U.S. Rep. Louie Gohmert (R-Texas) says recent reports in the corporate media accusing him making a donation to an anti-Semitic, homophobic, Holocaust-denying pastor are false, and he has the receipts to prove it.
The Daily Beast falsely reported on Monday that Gohmert dropped “several thousand dollars into the coffers of a vitriolically homophobic and antisemitic pastor,” based on inaccurate federal records, while sarcastically noting that Gohmert “swears it’s a mistake.” Several other news outlets amplified the fake news.
“Disclosures to the FEC show that the Louie Gohmert for Congress Committee sent $5,500, to an entity in Tempe called ‘Anderson Ministries.'” Daily Beast “researcher” William Bredderman reported. “There is in fact no organization of this name registered in the Grand Canyon State—but the address in the campaign filing matches that of Anderson’s church.”
Bredderman added disparagingly that “the pastor happens to embrace a more extreme form of Gohmert’s homophobic rhetoric.”
In reality, the check went to Steve Amerson, a Christian singer from California whom Gohmert describes as “a sweetheart of a man,” and “a wonderful, caring person.”
The congressman’s office told the Tyler Morning Telegraph on Tuesday that the misunderstanding was the result of his campaign treasurer making a mistake while filing with the Federal Election Commission a payment for music at a campaign event in December.
The Louie Gohmert for Congress Committee wrote a check for $5,500 to Steve Amerson Ministries to have Amerson sing at the December campaign fundraiser, as seen in the picture below.
“He’s been referred to as America’s tenor,” Gohmert told the Telegraph. “He is just a sweetheart of a man, a very strong Christian — just a wonderful, wonderful human being. He comes to Capitol Hill a lot. He spends time with Democrats and Republicans. He’s just a wonderful, caring person.”
According to Gohmert, his treasurer misread Steve Amerson’s name as Steve Anderson when he saw the check go through. The treasurer then looked up the name online and found a pastor named Steve Anderson in Arizona, and assumed it was him. He used that name and address for the election commission filing.

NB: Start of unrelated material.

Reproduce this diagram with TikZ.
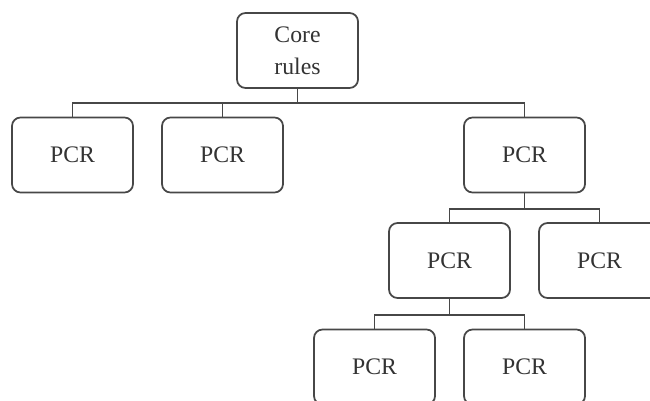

Gohmert’s office provided a copy of the check to American Greatness, dated Dec. 17, 2020, and clearly showing the name listed as “Steve Amerson Ministries.”
The FEC filing was amended on Wednesday and can be viewed here.
“It wasn’t the Holocaust denier Steve Anderson in Arizona,” Gohmert told the Telegraph. “I would not be sending him any money. Steve (Amerson) came and performed, and everybody absolutely loved him. He’s in California and totally two different people.”
Gohmert said The Daily Beast reporter contacted his office before publishing the story, but wasn’t interested in hearing the truth.
“When the Daily Beast contacted one of my people last night, they asked me, and I said, ‘I’ve never sent a check to Steve Anderson,’ ” he said. “I wouldn’t do that, but if it was in December it was Steve Amerson. So I went online, got the check, but the Daily Beast was not interested in getting a copy of the check. That was going to ruin their leftist story.”
The congressman stressed that he has had zero interaction with Anderson, a person who is abhorrent to him.
“Anybody that knows me knows how strongly I feel about the Holocaust and about our relationship with Israel,” he told the Telegraph.
“(Amerson) cashed the check, that’s who got the check, and mistakes happen,” Gohmert said. “It happened in this case, and the Daily Beast and the several other ankle biter media that just parrot what the far left says like the Daily Beast. They’re running with a story that I’m some Holocaust denier. It’s just a lie. It’s not true. There’s no relationship there, and there never will be.”
Gohmert’s Chief-of Staff Connie Hair told American Greatness that she considered Bredderman, the Daily Beast reporter who wrote the initial story, to be a “propagandist.”
In his post, the reporter said, “Hair did not immediately provide invitations or any other materials documenting Amerson’s appearance at an event last year.” Hair claims he rushed to publish the article before she had time to do so.
“We have all of that now but you preferred to be dishonest and print the lie,” Hair said she told him. “You are nothing more than a propaganda outlet.”
Business Insider also did a version of the fake news story, as did Salon, Crooks and Liars, and several other “ankle-biting” media outlets. Even though Gohmert denied having anything to do with Anderson, all of the reports delved deeply into the pastor’s history of making bizarre, anti-Semitic and homophobic comments, and attempted to link the congressman to him.
To avoid any more mix-ups in the future, Gohmert said his treasurer, if unsure, will check with him instead of looking for names or addresses online.
The congressman also told the Telegraph that he believes he’s been “targeted for the Trump treatment,” meaning the corporate media is covering everything he does with negative spin.
“I’m starting to get that, and so it’s really encouraging to me for the far left to think that I’m that important. I’m really invigorated to know that I matter that much to them,” he said. “I’m fired up. I’m ready for more battles.”